As I said in the doc I think real-world performance in a large codebase will show that hk is even faster still—though that will depend on the project in question. It's really just a matter of providing the right levers in the right places and having good defaults.
Despite what everyone here says: yeah, just doing CLIs in Rust will be faster than Go and for CLIs like this milliseconds matter.
> Despite what everyone here says: yeah, just doing CLIs in Rust will be faster than Go and for CLIs like this milliseconds matter.
You've shown nothing to suggest that this is true. On my computer "lefthook --help" is exactly as fast as "hk --help". There's also many other differences between these tools. YAML vs Pkl is one difference. Another one is that Lefthook shells out to "git" to determine the list of staged files, while Hk uses libgit2. Which of these are faster? I'm not sure! It might even depend on repository size and/or other details. And as we all agree: In practice the parallelism strategy will matter the most.

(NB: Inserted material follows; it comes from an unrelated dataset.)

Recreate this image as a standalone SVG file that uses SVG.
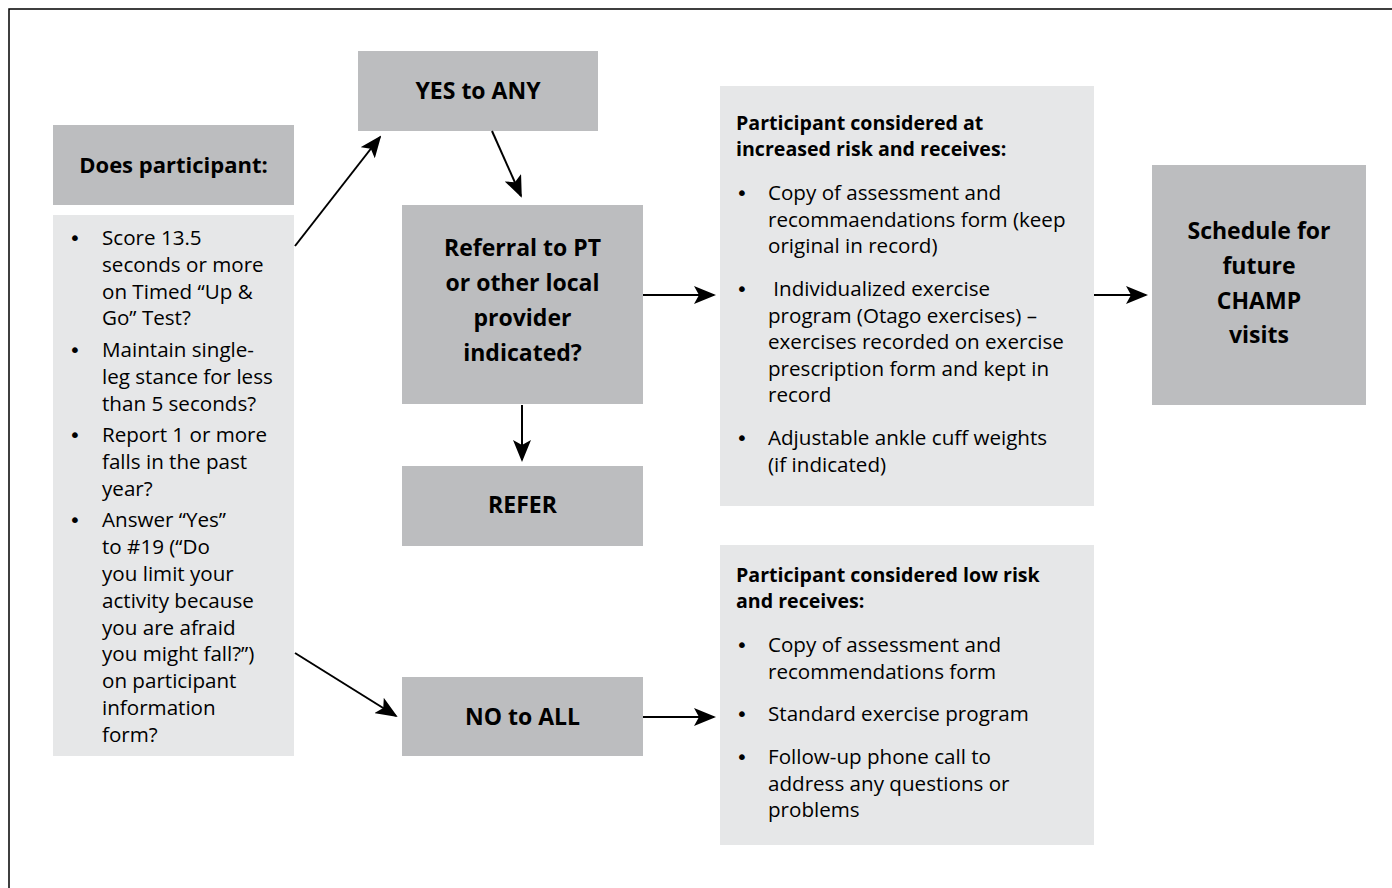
<svg xmlns="http://www.w3.org/2000/svg" width="1392" height="888" viewBox="0 0 1392 888">
<defs>
<style>
.dark{fill:#bcbdbf}
.light{fill:#e6e7e8}
text{font-family:"Open Sans","Noto Sans",sans-serif;fill:#000}
.t{font-size:20.6px}
.bl{font-family:"DejaVu Sans",sans-serif;font-size:20px}
.h{font-size:19.6px;font-weight:bold}
.big{font-size:23px;font-weight:bold;text-anchor:middle}
.c{stroke:#000;stroke-width:2;fill:none;marker-end:url(#ah)}
</style>
<marker id="ah" markerWidth="11" markerHeight="9" refX="10" refY="4.5" orient="auto" markerUnits="strokeWidth">
<path d="M0,0 L11,4.5 L0,9 L2.5,4.5 Z" fill="#000"/>
</marker>
</defs>
<rect width="1392" height="888" fill="#fff"/>
<path d="M9,888 V9 H1392" stroke="#000" stroke-width="1.5" fill="none"/>

<g id="does">
<rect class="dark" x="53" y="125" width="241" height="80"/>
<text class="big" x="173.5" y="173" style="font-size:22px">Does participant:</text>
</g>

<g id="criteria">
<rect class="light" x="53" y="215" width="241" height="541"/>
<g class="t">
<text class="bl" x="69" y="245">•</text>
<text x="102" y="245">Score 13.5</text>
<text x="102" y="271.8">seconds or more</text>
<text x="102" y="298.6">on Timed “Up &amp;</text>
<text x="102" y="325.4">Go” Test?</text>
<text class="bl" x="69" y="357">•</text>
<text x="102" y="357">Maintain single-</text>
<text x="102" y="383.8">leg stance for less</text>
<text x="102" y="410.6">than 5 seconds?</text>
<text class="bl" x="69" y="442.2">•</text>
<text x="102" y="442.2">Report 1 or more</text>
<text x="102" y="469">falls in the past</text>
<text x="102" y="495.8">year?</text>
<text class="bl" x="69" y="527.4">•</text>
<text x="102" y="527.4">Answer “Yes”</text>
<text x="102" y="554.2">to #19 (“Do</text>
<text x="102" y="581">you limit your</text>
<text x="102" y="607.8">activity because</text>
<text x="102" y="634.6">you are afraid</text>
<text x="102" y="661.4">you might fall?”)</text>
<text x="102" y="688.2">on participant</text>
<text x="102" y="715">information</text>
<text x="102" y="741.8">form?</text>
</g>
</g>

<g id="yes">
<rect class="dark" x="358" y="51" width="240" height="80"/>
<text class="big" x="478" y="99">YES to ANY</text>
</g>

<g id="referral">
<rect class="dark" x="402" y="205" width="241" height="199"/>
<text class="big" x="522.5" y="256">Referral to PT</text>
<text class="big" x="522.5" y="291">or other local</text>
<text class="big" x="522.5" y="326">provider</text>
<text class="big" x="522.5" y="361">indicated?</text>
</g>

<g id="refer">
<rect class="dark" x="402" y="466" width="241" height="80"/>
<text class="big" x="522.5" y="513">REFER</text>
</g>

<g id="no">
<rect class="dark" x="402" y="677" width="241" height="79"/>
<text class="big" x="522.5" y="725">NO to ALL</text>
</g>

<g id="increased">
<rect class="light" x="720" y="86" width="374" height="420"/>
<text class="h" x="736" y="130">Participant considered at</text>
<text class="h" x="736" y="156">increased risk and receives:</text>
<g class="t">
<text class="bl" x="736" y="200">•</text>
<text x="768" y="200">Copy of assessment and</text>
<text x="768" y="226.5">recommaendations form (keep</text>
<text x="768" y="253">original in record)</text>
<text class="bl" x="736" y="296">•</text>
<text x="768" y="296" xml:space="preserve" style="white-space:pre"> Individualized exercise</text>
<text x="768" y="322.5">program (Otago exercises) –</text>
<text x="768" y="349">exercises recorded on exercise</text>
<text x="768" y="375.5">prescription form and kept in</text>
<text x="768" y="402">record</text>
<text class="bl" x="736" y="445">•</text>
<text x="768" y="445">Adjustable ankle cuff weights</text>
<text x="768" y="471.5">(if indicated)</text>
</g>
</g>

<g id="low">
<rect class="light" x="720" y="545" width="374" height="300"/>
<text class="h" x="736" y="582">Participant considered low risk</text>
<text class="h" x="736" y="608">and receives:</text>
<g class="t">
<text class="bl" x="736" y="652">•</text>
<text x="768" y="652">Copy of assessment and</text>
<text x="768" y="678.5">recommendations form</text>
<text class="bl" x="736" y="721">•</text>
<text x="768" y="721">Standard exercise program</text>
<text class="bl" x="736" y="764">•</text>
<text x="768" y="764">Follow-up phone call to</text>
<text x="768" y="790.5">address any questions or</text>
<text x="768" y="817">problems</text>
</g>
</g>

<g id="schedule">
<rect class="dark" x="1152" y="165" width="214" height="240"/>
<text class="big" x="1259" y="239">Schedule for</text>
<text class="big" x="1259" y="274">future</text>
<text class="big" x="1259" y="309">CHAMP</text>
<text class="big" x="1259" y="343">visits</text>
</g>

<g id="connectors">
<line class="c" x1="295" y1="246" x2="380" y2="137"/>
<line class="c" x1="492" y1="131" x2="521" y2="196"/>
<line class="c" x1="522" y1="405" x2="522" y2="460"/>
<line class="c" x1="295" y1="653" x2="396" y2="716"/>
<line class="c" x1="643" y1="295" x2="714" y2="295"/>
<line class="c" x1="643" y1="717" x2="714" y2="717"/>
<line class="c" x1="1094" y1="295" x2="1146" y2="295"/>
</g>
</svg>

> As I said in the doc I think real-world performance in a large codebase will show that hk is even faster still
I'm absolutely sure that you will be able to tweak hk to become the "fastest" pre-commit runner in your designated category. I'm also pretty sure that similar optimizations will apply quite easily to Lefthook. They're after all doing pretty much the same thing.
> then you removed the parallel support
that was not intentional. I fixed that, but it didn't change the results that much:
https://github.com/jdx/hk/commit/dfe1fc1724b8f6c43b184dc98ac...
In any case, I don't know why anyone would take such a new project "seriously". I certainly don't.
mise supports an experimental bootstrapping feature: it can download itself and install the tools required for the project.